Saṃsāra-duḥkha: Karmic Descent, Garbhavāsa, Life’s Anxieties, Death, and the Call to Jñāna-Bhakti
मनुष्यत्वेऽपि यदा स्त्रीपुरुषयोर्व्यवायस्तत्समयेरेतो यदा जरायुं प्रविशति तदैव कर्मवशाज्जंतुः शुक्रेण सह जरायुं प्रविश्य शुक्रशोणितकलले प्रवर्त्तते ॥ ९ ॥
manuṣyatve'pi yadā strīpuruṣayorvyavāyastatsamayereto yadā jarāyuṃ praviśati tadaiva karmavaśājjaṃtuḥ śukreṇa saha jarāyuṃ praviśya śukraśoṇitakalale pravarttate || 9 ||
Even in human birth, when a woman and a man unite, at that very time—when the semen enters the womb—the embodied being, driven by its past actions (karma), enters the womb along with the semen and begins its course within the embryo formed from semen and blood.
Sanatkumara (in instruction to Narada)
Vrata: none
Primary Rasa: karuna
Secondary Rasa: shanta
It frames conception as a karmic event: the jīva’s entry into embodiment is not random but governed by prior actions, reinforcing responsibility and the moral law of karma across births.

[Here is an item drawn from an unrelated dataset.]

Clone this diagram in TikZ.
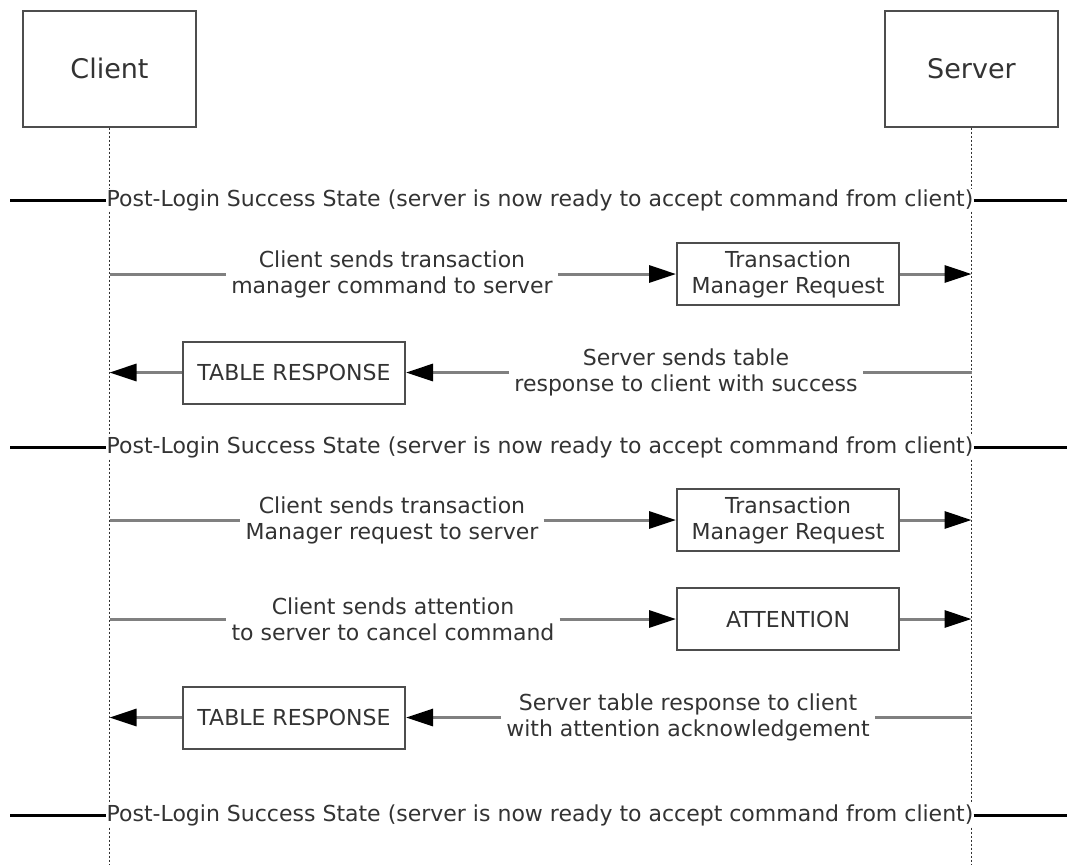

While the verse is primarily about rebirth through karma, it sets the problem Bhakti resolves: bondage to repeated embodiment. Devotion to the Lord is taught elsewhere in the Narada Purana as the means to transcend karmic compulsion and saṃsāra.
It aligns most closely with traditional garbha/śārīra reflection used in Dharma and śāstra instruction (ethical motivation through awareness of saṃsāra), rather than a specific Vedāṅga like Vyākaraṇa or Jyotiṣa.